SAQ-SAM: Semantically-Aligned Quantization for Segment Anything Model
Jing Zhang, Zhikai Li, Chengzhi Hu, Xuewen Liu, Qingyi Gu
TL;DR
The paper tackles the challenge of deploying Segment Anything Model (SAM) on resource-constrained devices by addressing two PTQ weaknesses: outlier-prone mask-decoder activations and misalignment between visual features and prompts. It presents SAQ-SAM, combining Perceptual-Consistency Clipping (PCC) to preserve semantic attention while aggressively clipping extreme activations, and Prompt-Aware Reconstruction (PAR) to align image-prompt interactions during reconstruction; a layer-skipping strategy further improves efficiency. Across instance segmentation, oriented object detection, and semantic segmentation, SAQ-SAM demonstrates strong gains in low-bit regimes, notably achieving an 11.7% higher mAP for 4-bit SAM-B on COCO instance segmentation. These results enable more practical edge deployment of SAM without substantial loss of performance, while preserving prompt-driven capabilities.
Abstract
Segment Anything Model (SAM) exhibits remarkable zero-shot segmentation capability; however, its prohibitive computational costs make edge deployment challenging.
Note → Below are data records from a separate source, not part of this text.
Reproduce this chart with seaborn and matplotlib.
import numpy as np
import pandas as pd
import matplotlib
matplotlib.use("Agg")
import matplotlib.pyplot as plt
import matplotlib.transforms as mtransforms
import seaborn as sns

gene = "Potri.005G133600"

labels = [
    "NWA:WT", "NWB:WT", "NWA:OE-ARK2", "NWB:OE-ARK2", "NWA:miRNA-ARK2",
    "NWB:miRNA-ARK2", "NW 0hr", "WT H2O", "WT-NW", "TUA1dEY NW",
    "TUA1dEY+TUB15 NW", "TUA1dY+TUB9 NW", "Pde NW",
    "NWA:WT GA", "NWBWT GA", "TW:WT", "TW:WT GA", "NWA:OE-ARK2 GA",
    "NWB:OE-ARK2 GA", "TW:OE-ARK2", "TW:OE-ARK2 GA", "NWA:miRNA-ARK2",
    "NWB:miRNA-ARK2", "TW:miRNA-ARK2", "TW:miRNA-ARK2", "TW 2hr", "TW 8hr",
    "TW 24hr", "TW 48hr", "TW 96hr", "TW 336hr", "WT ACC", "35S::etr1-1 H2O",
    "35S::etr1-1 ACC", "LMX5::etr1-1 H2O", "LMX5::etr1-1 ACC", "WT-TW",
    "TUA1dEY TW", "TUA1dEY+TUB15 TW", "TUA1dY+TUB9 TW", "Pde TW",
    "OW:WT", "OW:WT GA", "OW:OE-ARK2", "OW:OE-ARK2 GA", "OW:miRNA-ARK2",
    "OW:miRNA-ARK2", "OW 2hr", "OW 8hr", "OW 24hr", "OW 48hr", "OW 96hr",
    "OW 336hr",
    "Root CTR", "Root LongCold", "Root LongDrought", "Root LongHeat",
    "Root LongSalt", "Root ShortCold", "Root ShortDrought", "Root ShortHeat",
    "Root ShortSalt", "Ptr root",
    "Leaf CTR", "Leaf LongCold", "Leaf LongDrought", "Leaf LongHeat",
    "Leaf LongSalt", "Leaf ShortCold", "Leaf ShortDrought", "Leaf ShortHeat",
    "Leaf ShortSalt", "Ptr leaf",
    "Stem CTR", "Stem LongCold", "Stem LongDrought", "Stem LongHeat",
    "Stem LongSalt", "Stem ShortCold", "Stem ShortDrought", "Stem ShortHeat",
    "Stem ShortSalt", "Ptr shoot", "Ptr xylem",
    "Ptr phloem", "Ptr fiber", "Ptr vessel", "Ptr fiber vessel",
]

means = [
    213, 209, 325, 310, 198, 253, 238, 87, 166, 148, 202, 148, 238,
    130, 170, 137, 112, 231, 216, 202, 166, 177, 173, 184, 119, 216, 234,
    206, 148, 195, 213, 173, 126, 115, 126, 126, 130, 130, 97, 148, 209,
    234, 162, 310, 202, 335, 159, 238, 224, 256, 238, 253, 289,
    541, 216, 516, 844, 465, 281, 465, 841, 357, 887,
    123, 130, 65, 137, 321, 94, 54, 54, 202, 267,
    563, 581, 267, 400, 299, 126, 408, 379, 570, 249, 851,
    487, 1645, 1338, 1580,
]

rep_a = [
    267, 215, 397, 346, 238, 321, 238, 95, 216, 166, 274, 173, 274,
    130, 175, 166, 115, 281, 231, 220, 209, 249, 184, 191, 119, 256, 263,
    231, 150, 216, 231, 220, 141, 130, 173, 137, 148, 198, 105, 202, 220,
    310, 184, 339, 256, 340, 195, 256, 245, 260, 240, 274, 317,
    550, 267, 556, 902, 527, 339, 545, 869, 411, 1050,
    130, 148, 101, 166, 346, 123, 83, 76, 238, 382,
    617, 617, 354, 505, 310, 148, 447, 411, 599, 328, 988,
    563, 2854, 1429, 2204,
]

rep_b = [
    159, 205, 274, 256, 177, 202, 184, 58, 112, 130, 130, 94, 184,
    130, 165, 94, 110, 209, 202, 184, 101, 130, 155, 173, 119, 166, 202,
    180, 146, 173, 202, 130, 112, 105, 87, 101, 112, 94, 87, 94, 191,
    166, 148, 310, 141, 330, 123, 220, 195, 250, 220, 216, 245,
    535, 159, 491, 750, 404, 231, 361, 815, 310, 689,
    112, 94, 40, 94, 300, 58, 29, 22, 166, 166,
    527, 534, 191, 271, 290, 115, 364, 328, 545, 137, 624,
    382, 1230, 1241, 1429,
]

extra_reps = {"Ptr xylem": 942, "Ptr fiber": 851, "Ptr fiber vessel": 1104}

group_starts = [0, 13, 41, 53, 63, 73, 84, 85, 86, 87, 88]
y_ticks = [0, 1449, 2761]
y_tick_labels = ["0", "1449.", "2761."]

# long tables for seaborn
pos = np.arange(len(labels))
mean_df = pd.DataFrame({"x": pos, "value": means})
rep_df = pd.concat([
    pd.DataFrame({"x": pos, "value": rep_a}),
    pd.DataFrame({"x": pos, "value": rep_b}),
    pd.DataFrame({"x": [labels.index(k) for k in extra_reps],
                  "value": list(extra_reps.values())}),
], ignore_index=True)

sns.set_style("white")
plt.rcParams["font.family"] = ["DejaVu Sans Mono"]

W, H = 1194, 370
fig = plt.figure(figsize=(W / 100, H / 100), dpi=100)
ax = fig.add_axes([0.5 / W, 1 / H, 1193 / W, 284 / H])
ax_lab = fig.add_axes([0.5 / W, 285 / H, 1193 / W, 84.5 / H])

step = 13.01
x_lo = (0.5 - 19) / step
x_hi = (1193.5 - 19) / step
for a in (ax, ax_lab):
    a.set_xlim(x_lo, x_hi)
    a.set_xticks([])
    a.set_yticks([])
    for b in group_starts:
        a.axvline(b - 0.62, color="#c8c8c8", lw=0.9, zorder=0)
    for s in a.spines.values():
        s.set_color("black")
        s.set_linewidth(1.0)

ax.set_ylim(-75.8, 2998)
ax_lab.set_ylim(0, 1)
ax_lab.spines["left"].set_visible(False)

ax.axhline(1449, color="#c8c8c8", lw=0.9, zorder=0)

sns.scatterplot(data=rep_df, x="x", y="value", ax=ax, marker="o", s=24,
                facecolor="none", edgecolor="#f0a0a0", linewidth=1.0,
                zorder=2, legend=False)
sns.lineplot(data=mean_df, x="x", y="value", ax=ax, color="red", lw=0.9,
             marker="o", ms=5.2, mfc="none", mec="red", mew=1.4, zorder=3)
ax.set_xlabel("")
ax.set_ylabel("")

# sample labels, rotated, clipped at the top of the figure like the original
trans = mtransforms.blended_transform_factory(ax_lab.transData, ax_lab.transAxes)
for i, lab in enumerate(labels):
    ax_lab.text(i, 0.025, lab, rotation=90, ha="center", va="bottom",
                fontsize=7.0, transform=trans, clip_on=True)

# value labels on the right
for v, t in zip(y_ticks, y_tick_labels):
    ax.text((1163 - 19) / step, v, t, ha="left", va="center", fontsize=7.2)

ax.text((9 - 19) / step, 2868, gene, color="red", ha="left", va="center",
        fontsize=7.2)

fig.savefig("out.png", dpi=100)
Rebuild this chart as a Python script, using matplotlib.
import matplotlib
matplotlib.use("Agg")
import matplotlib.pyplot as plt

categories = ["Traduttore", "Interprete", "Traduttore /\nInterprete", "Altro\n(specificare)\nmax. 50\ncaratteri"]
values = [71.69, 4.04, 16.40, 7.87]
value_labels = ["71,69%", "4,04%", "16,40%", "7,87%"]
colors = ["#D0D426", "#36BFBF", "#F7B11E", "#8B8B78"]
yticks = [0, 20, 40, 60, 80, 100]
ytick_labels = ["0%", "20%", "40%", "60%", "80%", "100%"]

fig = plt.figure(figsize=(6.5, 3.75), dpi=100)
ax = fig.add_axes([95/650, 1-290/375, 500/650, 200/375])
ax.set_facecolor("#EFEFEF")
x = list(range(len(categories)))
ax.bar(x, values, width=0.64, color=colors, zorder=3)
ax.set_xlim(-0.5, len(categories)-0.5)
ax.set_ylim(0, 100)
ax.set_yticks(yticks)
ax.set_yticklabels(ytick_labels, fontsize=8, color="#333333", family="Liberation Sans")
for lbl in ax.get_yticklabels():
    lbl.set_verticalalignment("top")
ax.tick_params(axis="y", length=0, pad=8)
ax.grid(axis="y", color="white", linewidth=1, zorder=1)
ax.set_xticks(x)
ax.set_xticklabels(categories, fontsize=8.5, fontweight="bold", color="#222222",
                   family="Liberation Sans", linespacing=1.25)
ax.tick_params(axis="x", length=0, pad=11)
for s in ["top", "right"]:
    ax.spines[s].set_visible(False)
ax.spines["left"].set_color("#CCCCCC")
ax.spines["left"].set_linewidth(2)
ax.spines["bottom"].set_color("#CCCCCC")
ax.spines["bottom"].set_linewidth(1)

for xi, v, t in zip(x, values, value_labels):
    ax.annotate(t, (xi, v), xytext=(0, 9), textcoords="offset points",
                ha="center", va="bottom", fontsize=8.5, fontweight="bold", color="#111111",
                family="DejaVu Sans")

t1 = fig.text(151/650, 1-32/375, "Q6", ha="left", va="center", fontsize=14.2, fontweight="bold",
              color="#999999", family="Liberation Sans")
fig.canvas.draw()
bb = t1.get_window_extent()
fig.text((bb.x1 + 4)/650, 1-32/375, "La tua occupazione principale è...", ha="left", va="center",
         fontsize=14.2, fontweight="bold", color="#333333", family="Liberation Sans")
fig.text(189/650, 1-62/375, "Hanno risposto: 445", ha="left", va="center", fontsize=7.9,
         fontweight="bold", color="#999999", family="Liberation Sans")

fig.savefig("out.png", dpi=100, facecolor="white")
Although post-training quantization (PTQ) offers a promising compression solution, existing methods yield unsatisfactory results when applied to SAM, owing to its specialized model components and promptable workflow: (i) The mask decoder's attention exhibits extreme activation outliers, and we find that aggressive clipping (even 100x), without smoothing or isolation, is effective in suppressing outliers while maintaining performance. Unfortunately, traditional distribution-based metrics (e.g., MSE) fail to provide such large-scale clipping. (ii) Existing quantization reconstruction methods neglect semantic interactivity of SAM, leading to misalignment between image feature and prompt intention. To address the above issues, we propose SAQ-SAM in this paper, which boosts PTQ for SAM from the perspective of semantic alignment. Specifically, we propose Perceptual-Consistency Clipping, which exploits attention focus overlap to promote aggressive clipping while preserving semantic capabilities. Furthermore, we propose Prompt-Aware Reconstruction, which incorporates image-prompt interactions by leveraging cross-attention in mask decoder, thus facilitating alignment in both distribution and semantic. Moreover, to ensure the interaction efficiency, we design a layer-skipping strategy for image tokens in encoder. Extensive experiments are conducted on various SAM sizes and tasks, including instance segmentation, oriented object detection, and semantic segmentation, and the results show that our method consistently exhibits advantages. For example, when quantizing SAM-B to 4-bit, SAQ-SAM achieves 11.7% higher mAP than the baseline in instance segmentation task.